2. Sensuous and Consistent
Men can get hard and masturbate just at the sight of a naked boobie. Sorry folks, we aren’t that aroused at the sight of your penis, so you gotta do more.
Women, according to Dr. Lee like it sensuous and the drama but it has to be consistent. It needs to start slow and sensuously and be consistent. Unlike men, who go all guns blazing, harder and harder and harder, it ain’t gonna work like that here.
Sensuality is very important to women. At the same time, most of the women are drawn based on the taste, the smell, the ambience, and the cleanliness among other things. We can love dirty sex, but not dirty bed.
3. The path to clitorises is non-linear
Firstly, clits and penises aren’t the same. Yours is visible, mine requires effort. The path to my clit is not a straight line. As Dr. Lee says men tend to be like, “Let’s get hot”, “let’s get going”, “get more stimulated”, “let’s go to the peak” etc. This is how they masturbate but not how we do.
What’s irking is when men do the bare minimum and are like, “Are you coming? Are you there?” No, I am not even here, let alone there. What I want is in the words of Dr. Lee, “We want it to be different. We like to have a touch here, touch there.”

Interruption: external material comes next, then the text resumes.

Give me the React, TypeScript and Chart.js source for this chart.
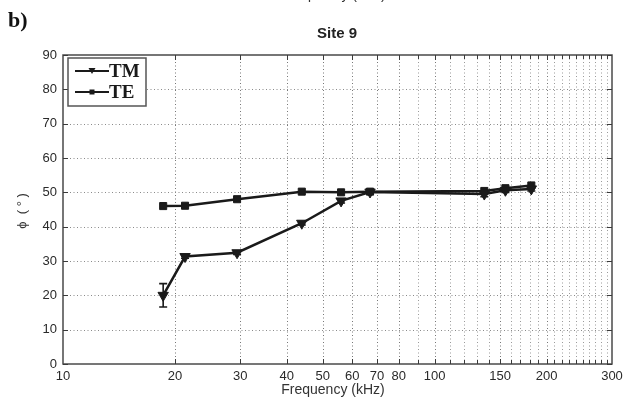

Be naughty, tease me. Don’t be abrasive, be indirect with your touch. Don’t go around directly to my vagina. Well, these were the thoughts of Dr. Lee. Just so you know, the world has been asking the wrong question all along. It's not what women want, but rather what you want. Women is not a homogenous concept, it's a gender that's performative, as Judith Butler would argue.
So, think about the general statements made by Dr. Lee. If you want this, so be it. Claim it. If you don't, find your touch with a trembling tease.
Disclaimer: It’s general, not universal. You can be as kinky as you want. As I said, the path to your clit is not straight, so go be gay about your preferences.